── RECORDED DATA
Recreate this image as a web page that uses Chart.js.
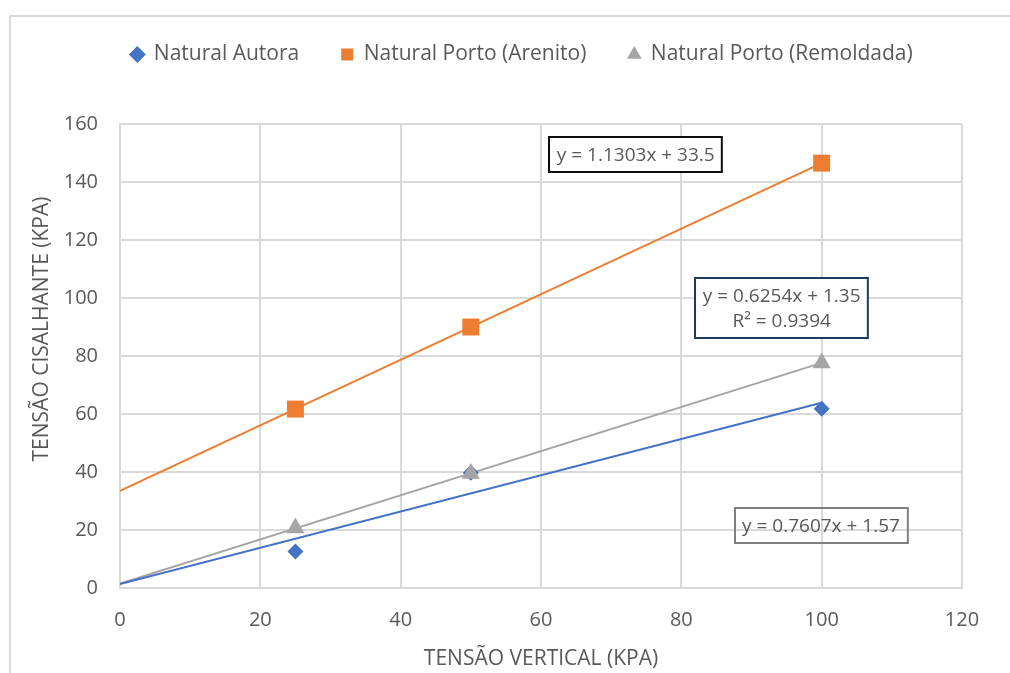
<!DOCTYPE html>
<html>
<head>
<meta charset="utf-8">
<script src="https://cdn.jsdelivr.net/npm/chart.js@4/dist/chart.umd.min.js"></script>
<style>
  html, body { margin:0; padding:0; background:#fff; overflow:hidden; }
  #frame { position:absolute; left:9px; top:15px; width:1200px; height:900px;
           border-left:2px solid #d9d9d9; border-top:2px solid #d9d9d9; }
  #chart { position:absolute; left:0; top:0; }
</style>
</head>
<body>
<div id="frame"></div>
<canvas id="chart" width="1010" height="673"></canvas>
<script>
/* Tensão cisalhante x tensão vertical — three samples, scatter + linear trend */

const X_VALUES = [25, 50, 100];
const AUTORA   = [12.6, 39.7, 61.8];
const ARENITO  = [61.7, 90, 146.5];
const REMOLD   = [20.7, 39.5, 77.6];

const SERIES_NAMES = ["Natural Autora", "Natural Porto (Arenito)", "Natural Porto (Remoldada)"];

// trend lines as printed on the chart (y = a·x + b), drawn over x 0..100
const TREND_X     = [0, 100];
const TREND_SLOPE = [0.6254, 1.1303, 0.7607];
const TREND_ICPT  = [1.35, 33.5, 1.57];

// equation boxes: text lines and anchor (data units)
const EQ_TEXT = [["y = 1.1303x + 33.5"], ["y = 0.6254x + 1.35", "R² = 0.9394"], ["y = 0.7607x + 1.57"]];
const EQ_AT_X = [73.5, 94.3, 99.9];
const EQ_AT_Y = [149.5, 96.7, 21.4];

const X_TITLE = "TENSÃO VERTICAL (KPA)";
const Y_TITLE = "TENSÃO CISALHANTE (KPA)";

const COLORS = ["#4472c4", "#ed7d31", "#a5a5a5"];
const EQ_BORDER = ["#0d0d0d", "#1f3864", "#7f7f7f"];
const EQ_FILL = ["#ffffff", "#ffffff", null];
const TXT = "#595959";
const GRID = "#d9d9d9";
const FONT = "'Open Sans', sans-serif";

function pts(ys){ return X_VALUES.map((x,i)=>({x, y:ys[i]})); }
function trend(i){ return TREND_X.map(x=>({x, y:TREND_SLOPE[i]*x + TREND_ICPT[i]})); }

const seriesData = [AUTORA, ARENITO, REMOLD];
const styles = [
  {pointStyle:"rectRot", pointRadius:8, order:1},
  {pointStyle:"rect", pointRadius:12, order:1},
  {pointStyle:"triangle", pointRadius:10.5, order:0},
];

const datasets = [];
seriesData.forEach((ys,i)=>{
  datasets.push({
    label: SERIES_NAMES[i], data: pts(ys), showLine:false,
    pointStyle: styles[i].pointStyle, pointRadius: styles[i].pointRadius,
    pointBackgroundColor: COLORS[i], pointBorderColor: COLORS[i], pointBorderWidth: 0,
    backgroundColor: COLORS[i], borderColor: COLORS[i], order: styles[i].order
  });
});
seriesData.forEach((ys,i)=>{
  datasets.push({
    label: "trend"+i, data: trend(i), showLine:true, pointRadius:0,
    borderColor: COLORS[i], borderWidth: 2, order: 5, isTrend: true
  });
});

const eqBoxes = {
  id: "eqBoxes",
  afterDatasetsDraw(chart){
    const {ctx, scales:{x, y}} = chart;
    ctx.save();
    ctx.font = "19px " + FONT;
    ctx.textAlign = "center";
    ctx.textBaseline = "middle";
    const lh = 25;
    EQ_TEXT.forEach((lines,i)=>{
      const cx = x.getPixelForValue(EQ_AT_X[i]);
      const cy = y.getPixelForValue(EQ_AT_Y[i]);
      const w = Math.max(...lines.map(l=>ctx.measureText(l).width)) + 15;
      const h = lines.length*lh + 10;
      const bx = Math.round(cx - w/2), by = Math.round(cy - h/2);
      if (EQ_FILL[i]){ ctx.fillStyle = EQ_FILL[i]; ctx.fillRect(bx, by, w, h); }
      ctx.lineWidth = 2;
      ctx.strokeStyle = EQ_BORDER[i];
      ctx.strokeRect(bx, by, w, h);
      ctx.fillStyle = TXT;
      lines.forEach((l,k)=>ctx.fillText(l, cx, by + 5 + lh*k + lh/2 + 1));
    });
    ctx.restore();
  }
};

const yTitle = {
  id: "yTitle",
  afterDraw(chart){
    const {ctx, chartArea} = chart;
    ctx.save();
    ctx.translate(42, (chartArea.top + chartArea.bottom)/2 - 27);
    ctx.rotate(-Math.PI/2);
    ctx.font = "21px " + FONT;
    ctx.fillStyle = TXT;
    ctx.textAlign = "center";
    ctx.textBaseline = "middle";
    ctx.fillText(Y_TITLE, 0, 0);
    ctx.restore();
  }
};

new Chart(document.getElementById("chart"), {
  type: "scatter",
  data: { datasets },
  plugins: [eqBoxes, yTitle],
  options: {
    responsive: false,
    devicePixelRatio: 1,
    animation: false,
    layout: { padding: { left: 44, right: 10, top: 2, bottom: 0 } },
    plugins: {
      tooltip: { enabled: false },
      legend: {
        position: "top", weight: 3000,
        labels: {
          color: TXT, font: { family: FONT, size: 21 }, padding: 42,
          usePointStyle: true, boxWidth: 12, boxHeight: 12,
          filter: (item, data) => !data.datasets[item.datasetIndex].isTrend,
          sort: (a, b) => a.datasetIndex - b.datasetIndex
        }
      },
      // empty title used only as spacing between legend and plot
      title: { display: true, text: "", font: { size: 10 }, padding: { top: 0, bottom: 37 } }
    },
    scales: {
      x: {
        type: "linear", min: 0, max: 120,
        ticks: { stepSize: 20, color: TXT, font: { family: FONT, size: 20 }, padding: 20 },
        grid: { color: GRID, lineWidth: 2, drawTicks: false },
        border: { color: GRID, width: 2 },
        title: { display: true, text: X_TITLE, color: TXT, font: { family: FONT, size: 21 }, padding: { top: 0, bottom: 1 } },
        afterFit(s){ s.height = 85; }
      },
      y: {
        type: "linear", min: 0, max: 160,
        ticks: { stepSize: 20, color: TXT, font: { family: FONT, size: 20 }, padding: 22 },
        grid: { color: GRID, lineWidth: 2, drawTicks: false },
        border: { color: GRID, width: 2 },
        afterFit(s){ s.width = 76; }
      },
      // blank right margin box (keeps the plot's right edge while the legend spans the full width)
      yRight: {
        type: "linear", position: "right", min: 0, max: 1,
        ticks: { display: false }, grid: { display: false }, border: { display: false },
        afterFit(s){ s.width = 38; }
      }
    }
  }
});
</script>
</body>
</html>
────
Please quote the lines of the material, beginning with the first and ending with the one that contains "[1.35, 33.5, 1.57];", exactly as written and without any pictures.

* **RESULT OF THE TASK**
Recreate this image as a web page that uses Chart.js.
<!DOCTYPE html>
<html>
<head>
<meta charset="utf-8">
<script src="https://cdn.jsdelivr.net/npm/chart.js@4/dist/chart.umd.min.js"></script>
<style>
  html, body { margin:0; padding:0; background:#fff; overflow:hidden; }
  #frame { position:absolute; left:9px; top:15px; width:1200px; height:900px;
           border-left:2px solid #d9d9d9; border-top:2px solid #d9d9d9; }
  #chart { position:absolute; left:0; top:0; }
</style>
</head>
<body>
<div id="frame"></div>
<canvas id="chart" width="1010" height="673"></canvas>
<script>
/* Tensão cisalhante x tensão vertical — three samples, scatter + linear trend */

const X_VALUES = [25, 50, 100];
const AUTORA   = [12.6, 39.7, 61.8];
const ARENITO  = [61.7, 90, 146.5];
const REMOLD   = [20.7, 39.5, 77.6];

const SERIES_NAMES = ["Natural Autora", "Natural Porto (Arenito)", "Natural Porto (Remoldada)"];

// trend lines as printed on the chart (y = a·x + b), drawn over x 0..100
const TREND_X     = [0, 100];
const TREND_SLOPE = [0.6254, 1.1303, 0.7607];
const TREND_ICPT  = [1.35, 33.5, 1.57];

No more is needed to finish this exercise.